Hmm… I gotta say I agree with the idea that Vasoline is not so good for tuning slides. It is not thick enough and has too low of a melting point. It becomes oily when it gets warm instead of staying greasy. The cork grease is a better option but as the name suggests is designed for organic joints made from… cork! An even better solution is tuning slide grease. The same stuff used by brass players (trumpets, trombones and the like) for most of the last century. You can find a little pot of the really good stuff at a regular music store for about $6 and the amount you need to use means that supply will last 10-15 years. not a bad investment for the return and it’s performance.

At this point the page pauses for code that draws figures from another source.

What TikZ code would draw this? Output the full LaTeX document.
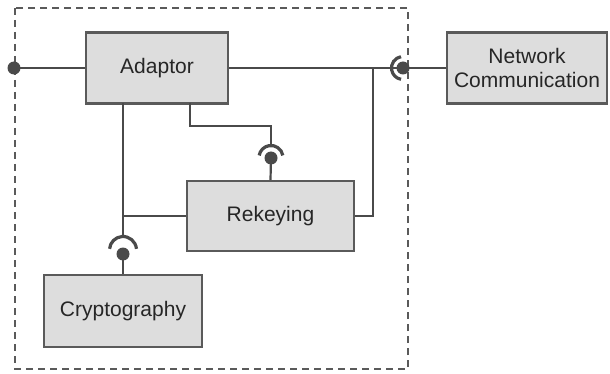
\documentclass[tikz,border=0pt]{standalone}
\usepackage{fontspec}
\setmainfont{Liberation Sans}
\definecolor{boxfill}{HTML}{DDDDDD}
\definecolor{boxline}{HTML}{5A5A5A}
\definecolor{wire}{HTML}{4A4A4A}
\begin{document}
\begin{tikzpicture}[x=1pt,y=1pt,
  comp/.style={draw=boxline,line width=2.4pt,fill=boxfill,inner sep=0pt,align=center,
    font=\fontsize{21}{24.5}\selectfont,text=black!85},
  wireline/.style={draw=wire,line width=2.2pt},
  socket/.style={draw=wire,line width=3.2pt},
  ball/.style={circle,fill=wire,inner sep=0pt,minimum size=13pt},
  frame/.style={draw=boxline,line width=1.6pt,dash pattern=on 7pt off 5pt}]
\useasboundingbox (0,0) rectangle (610,-374);
\fill[white] (0,0) rectangle (610,-374);
% dashed frame
\draw[frame] (15,-8) rectangle (408,-369);
% components
\node[comp,minimum width=142pt,minimum height=71pt] (adaptor) at (157,-68) {Adaptor};
\node[comp,minimum width=160pt,minimum height=71pt] (net) at (527,-68) {Network\\Communication};
\node[comp,minimum width=167pt,minimum height=70pt] (rekey) at (270.5,-216) {Rekeying};
\node[comp,minimum width=158pt,minimum height=72pt] (crypto) at (123,-311) {Cryptography};
% coordinates
\coordinate (leftdot) at (14,-68);
\coordinate (netball) at (403,-68);
\coordinate (netjoin) at (373,-68);
\coordinate (rkjoin) at (373,-216);
\coordinate (a1) at (190,-103);
\coordinate (a2) at (190,-126);
\coordinate (a3) at (271,-126);
\coordinate (rkarc) at (271,-146);
\coordinate (rkball) at (271,-158);
\coordinate (c1) at (123,-103);
\coordinate (c2) at (123,-216);
\coordinate (crarc) at (123,-237);
\coordinate (crball) at (123,-254);
% wires
\draw[wireline] (leftdot) -- (adaptor.west);
\draw[wireline] (adaptor.east) -- (netball);
\draw[wireline] (netball) -- (net.west);
\draw[wireline] (netjoin) -- (rkjoin) -- (rekey.east |- rkjoin);
\draw[wireline] (a1) -- (a2) -- (a3) -- (rkarc);
\draw[wireline] (rkball) -- (rekey.north);
\draw[wireline] (c1) -- (c2) -- (rekey.west |- c2);
\draw[wireline] (c2) -- (crarc);
\draw[wireline] (crball) -- (crypto.north);
% sockets
\draw[socket] ([shift={(10:12pt)}]271,-157.5) arc[start angle=10,end angle=170,radius=12pt];
\draw[socket] ([shift={(5:13.5pt)}]123,-250) arc[start angle=5,end angle=175,radius=13.5pt];
\draw[socket] ([shift={(100:11.5pt)}]netball) arc[start angle=100,end angle=260,radius=11.5pt];
% balls
\node[ball] (b0) at (leftdot) {};
\node[ball] (b1) at (netball) {};
\node[ball] (b2) at (rkball) {};
\node[ball] (b3) at (crball) {};
\end{tikzpicture}
\end{document}
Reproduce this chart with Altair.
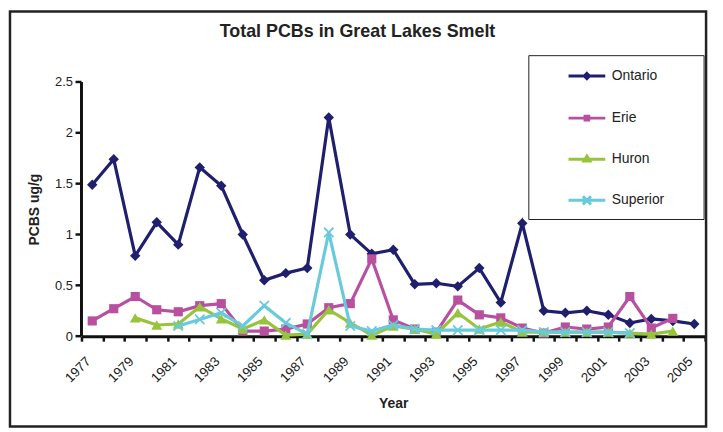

Also, the idea of storing the whistle apart doesn’t make any sense. I understand the idea that you are trying to avoid the two pieces from corroding together, but leaving greased (or as suggested, vaselined) tuning slide out in the open is just asking for every speck of dust that floats by to stick to the surface. This will become wedged in the space between inner and outer slides lead to sticking.

Instead, push the slide all the way in when storing the instrument. If the whole point is to avoid oxidation, then keep the oxygen from touching that part of the slide. A thin layer of tuning slide grease will prevent that and be aided by the physical fitting of the slide being closed fully. Also no dust or lint will get to the sliding portions of the tuning slide when being stored.

Start with the slide apart and totally wipe it clean with a soft lint free cloth. If necessary wash it with some dish soap that is good at cutting grease. You ultimately want the touching surfaces of both slide parts totally clean and dry. Do the same with the inside of the outer slide. Apply a thin coat of tuning slide grease to the inner slide and then insert it fully into the outer slide. Now remove it. You now have a thin layer of grease on the inside of the outer slide! :thumbsup: Reapply some more grease to the inner slide. Put the whistle together. Should work pretty smooth. When your are done playing, push it together. You will only have to relube your whistle every 6 months or so. Even with heavy playing.